We see so many over-hyped prospects and guys with loads of potential fizzle out early or never arrive at all, it’s nice to see Guillard come through his struggles to put it all together.

Changing of the Guard Continues

In less than 12 months, the lightweight division in the UFC has undergone a makeover worthy of Ty Pennington and his annoying sidekicks from ABC’s Extreme Makeover: Home Edition. Once dominated by B.J. Penn, Sean Sherk and Kenny Florian, Guillard’s victory over Dunham showed that the changing of the guard at the top of the 155-pound division is still in progress, but we’re getting closer to completion.

Dunham had gotten the better of Sherk in the eyes of many back in September, a performance that, while not judged as a win by those charged with scoring the bout from cageside, signalled his emergence into the upper echelon of the division. By blasting him early and often Saturday night, Guillard showed that he too belongs in that group, and that perhaps Sherk’s time amongst the best in the weight class is nearly an end. Penn has already vacated the division to pursue welterweight dreams, and Florian was manhandled by Gray Maynard in his last Octagon appearance. When you add Jim Miller, George Sotiropoulos and Anthony Pettis in with current champion Frankie Edgar, you have an entirely new cast of characters dominating the lightweight division.

Like death and taxes, change is inevitable.

Mitrione Ready for More

Every time Matt Mitrione takes to the cage, all he does is impress and Saturday night was no different.

The former TUF 10 contestant stopped Tim Hague with a barrage of punches in the opening round of the co-main event meeting, giving Mitrione a four-fight winning streak since leaving the Ultimate Fighter house.
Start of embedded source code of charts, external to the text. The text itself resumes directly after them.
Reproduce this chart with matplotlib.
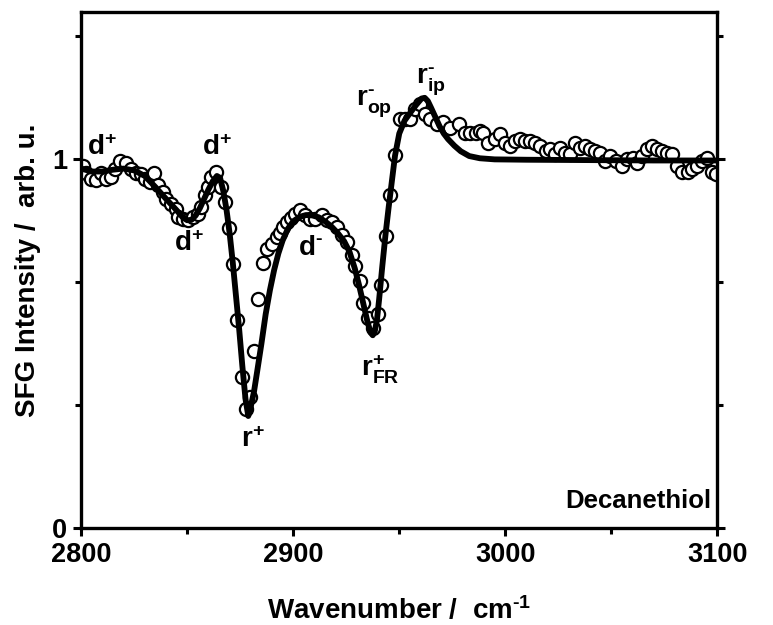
import numpy as np
import matplotlib.pyplot as plt
from matplotlib.ticker import MultipleLocator

plt.rcParams['font.family'] = 'Liberation Sans'
plt.rcParams['font.weight'] = 'bold'
plt.rcParams['mathtext.fontset'] = 'custom'
plt.rcParams['mathtext.rm'] = 'Liberation Sans:bold'
plt.rcParams['mathtext.it'] = 'Liberation Sans:bold'
plt.rcParams['mathtext.bf'] = 'Liberation Sans:bold'

# measured SFG spectrum (open circles)
wn_data = [2801, 2802.4, 2804.7, 2807, 2809.4, 2811.8, 2814, 2816, 2818.4, 2821,
           2823.6, 2826, 2828.3, 2830, 2832.5, 2834.4, 2836, 2838.7, 2840, 2842.5,
           2844.8, 2845.7, 2848, 2850.5, 2852.8, 2855, 2856.6, 2858.5, 2860, 2861.3,
           2863.7, 2866, 2868, 2869.8, 2871.7, 2873.6, 2876, 2877.8, 2879.7, 2881.6,
           2883.5, 2885.8, 2887.7, 2890, 2892.5, 2893.9, 2895.3, 2897, 2899, 2901,
           2903, 2905.6, 2908, 2910.4, 2913.7, 2916, 2918.4, 2920.8, 2923, 2925.5,
           2927.8, 2929.2, 2931.6, 2933, 2935.4, 2937.7, 2940, 2941.5, 2943.9, 2945.8,
           2948, 2950.5, 2952.8, 2955.2, 2957.5, 2960, 2962.3, 2964.6, 2968, 2970.8,
           2974, 2978, 2981, 2983.5, 2986, 2988, 2989.6, 2992, 2995, 2997.6,
           3000, 3002.4, 3004.7, 3007, 3009.4, 3011.8, 3014, 3016.5, 3019, 3021,
           3023.6, 3026, 3028, 3030.7, 3033, 3035.4, 3037.7, 3040, 3042.5, 3044.8,
           3047, 3049.5, 3052, 3055, 3057.5, 3060, 3062, 3064.6, 3067, 3069,
           3071.7, 3074, 3076.4, 3078.8, 3081, 3083.5, 3086, 3088, 3090.6, 3093,
           3095, 3097.6, 3099.5]
sfg_data = [0.981, 0.962, 0.948, 0.945, 0.962, 0.948, 0.953, 0.973, 0.995, 0.989,
            0.973, 0.962, 0.959, 0.948, 0.940, 0.962, 0.931, 0.912, 0.893, 0.879,
            0.866, 0.844, 0.838, 0.836, 0.844, 0.852, 0.871, 0.904, 0.926, 0.953,
            0.967, 0.926, 0.885, 0.814, 0.715, 0.564, 0.411, 0.323, 0.356, 0.479,
            0.622, 0.718, 0.756, 0.770, 0.789, 0.800, 0.816, 0.830, 0.840, 0.852,
            0.863, 0.849, 0.838, 0.838, 0.849, 0.836, 0.830, 0.816, 0.795, 0.775,
            0.742, 0.712, 0.671, 0.611, 0.570, 0.542, 0.581, 0.660, 0.792, 0.904,
            1.011, 1.110, 1.110, 1.110, 1.137, 1.150, 1.123, 1.110, 1.096, 1.100,
            1.085, 1.096, 1.071, 1.071, 1.071, 1.077, 1.071, 1.044, 1.055, 1.068,
            1.044, 1.036, 1.049, 1.055, 1.049, 1.049, 1.044, 1.036, 1.022, 1.027,
            1.014, 1.030, 1.016, 1.014, 1.044, 1.030, 1.036, 1.027, 1.022, 1.016,
            0.995, 1.008, 0.995, 0.981, 1.000, 1.003, 0.989, 1.008, 1.027, 1.036,
            1.027, 1.022, 1.016, 1.014, 0.981, 0.967, 0.967, 0.975, 0.981, 0.995,
            1.003, 0.967, 0.960]

# fitted curve (solid line)
wn_fit = [2800, 2805, 2810, 2815, 2820, 2825, 2830, 2835, 2840, 2845,
          2848, 2850, 2852, 2854, 2856, 2858, 2860, 2862, 2864, 2865.5,
          2867, 2868.5, 2870, 2871.5, 2873, 2874.5, 2876, 2877.5, 2878.8, 2880,
          2881.5, 2883, 2885, 2887, 2889, 2891, 2893, 2895, 2897.5, 2900,
          2903, 2906, 2909, 2912, 2915, 2918, 2921, 2924, 2926.5, 2929,
          2931, 2933, 2935, 2936.5, 2937.5, 2938.5, 2939.5, 2940.5, 2942, 2943.5,
          2945, 2946.5, 2948, 2950, 2952.5, 2955, 2958, 2960.5, 2962, 2963.5,
          2965, 2967, 2969, 2971, 2973, 2976, 2979, 2983, 2988, 2995,
          3010, 3040, 3070, 3100]
sfg_fit = [0.975, 0.967, 0.967, 0.972, 0.975, 0.970, 0.955, 0.925, 0.893, 0.862,
           0.842, 0.835, 0.836, 0.848, 0.868, 0.893, 0.918, 0.940, 0.955, 0.950,
           0.915, 0.865, 0.800, 0.720, 0.630, 0.540, 0.440, 0.350, 0.304, 0.330,
           0.370, 0.425, 0.500, 0.580, 0.645, 0.700, 0.745, 0.780, 0.812, 0.832,
           0.844, 0.849, 0.848, 0.843, 0.832, 0.818, 0.800, 0.778, 0.750, 0.705,
           0.660, 0.610, 0.560, 0.530, 0.523, 0.535, 0.565, 0.620, 0.710, 0.795,
           0.870, 0.940, 1.010, 1.070, 1.105, 1.125, 1.148, 1.165, 1.167, 1.158,
           1.140, 1.115, 1.090, 1.070, 1.055, 1.037, 1.022, 1.009, 1.003, 1.000,
           0.999, 0.998, 0.997, 0.997]

# peak assignments
labels = [r'$\mathbf{d^{+}}$', r'$\mathbf{d^{+}}$', r'$\mathbf{d^{+}}$', r'$\mathbf{d}^{\text{-}}$',
          r'$\mathbf{r^{+}}$', r'$\mathbf{r^{+}_{FR}}$', r'$\mathbf{r}^{\text{-}}_{\mathbf{op}}$',
          r'$\mathbf{r}^{\text{-}}_{\mathbf{ip}}$']
label_x = [2810, 2864, 2851, 2908, 2881, 2941, 2938, 2965]
label_y = [1.03, 1.03, 0.77, 0.76, 0.24, 0.43, 1.15, 1.21]

fig = plt.figure(figsize=(7.73, 6.25), dpi=100)
ax = fig.add_axes([0.105, 0.155, 0.823, 0.826])

ax.plot(wn_data, sfg_data, 'o', mfc='white', mec='black', ms=9.5, mew=1.6, zorder=2)
ax.plot(wn_fit, sfg_fit, '-', color='black', lw=4.2, zorder=3)

for t, x, y in zip(labels, label_x, label_y):
    ax.text(x, y, t, fontsize=20, ha='center', va='center')

ax.text(0.99, 0.03, 'Decanethiol', transform=ax.transAxes, fontsize=18.5,
        fontweight='bold', ha='right', va='bottom')

ax.set_xlim(2800, 3100)
ax.set_ylim(0, 1.4)
ax.xaxis.set_major_locator(MultipleLocator(100))
ax.xaxis.set_minor_locator(MultipleLocator(50))
ax.yaxis.set_major_locator(MultipleLocator(1))
ax.yaxis.set_minor_locator(MultipleLocator(1 / 3))

ax.tick_params(which='both', direction='out', width=2.2, right=True,
               labelsize=19.5, pad=4)
ax.tick_params(which='major', length=6)
ax.tick_params(which='minor', length=4)
for s in ax.spines.values():
    s.set_linewidth(2.4)

ax.set_xlabel(r'Wavenumber /  cm$^{\text{-1}}$', fontsize=20, fontweight='bold', labelpad=20)
ax.set_ylabel('SFG Intensity /  arb. u.', fontsize=20, fontweight='bold', labelpad=8)

fig.savefig('out.png', dpi=100)
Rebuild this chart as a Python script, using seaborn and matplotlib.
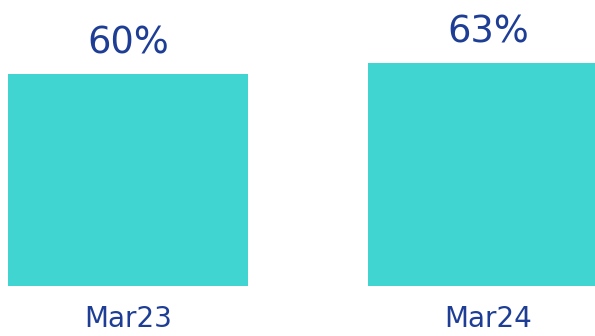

While some will detract from his accomplishments by attacking his level of competition, Mitrione has posted those victories after less than two years of training, and he’s ready for more.

A deceptively athletic big man, Mitrione told Joe Rogan post-fight that it’s time to take a step up the competitive ladder, and the UFC will undoubtedly oblige. While it is too soon to see Mitrione square off with TUF 10 winner Roy Nelson or former interim champ Shane Carwin, someone in the Ben Rothwell/Cheick Kongo range would be a good fit.

With the heavyweight division lacking in depth and dealing with four of it’s biggest names out of action until June or later, this is Mitrione’s opportunity to work his way into the Top 15 or higher, and the former NFL’er is looking forward to the challenge.

Dream Opportunity Awaits Hominick

Despite having been a professional fighter for the last ten years, Mark Hominick hasn’t gotten a chance to compete in his home province once. After scoring an impressive first-round TKO win over George Roop Saturday night, the Thamesford, Ontario native is going to get that chance and more at UFC 129 in April.

Not only will Hominick be fighting in his home province, but “The Machine” will also be challenging Jose Aldo for the UFC featherweight title in the co-main event of the evening. After more than a decade spent fighting around the world, Hominick’s homecoming bout will be the biggest of his career.

The long-time Shawn Tompkins trainee proved on Saturday night that he is one of the top strikers in the sport, a blend of speed, power and precision that can be overwhelming for opponents. Unfortunately, the same can be said of his opponent.

Whether or not those skills are enough to get his a win over the extremely talented Aldo is yet to be determined. For now, Hominick can enjoy the fact that he’s finally getting to fight at home, and for a championship no less.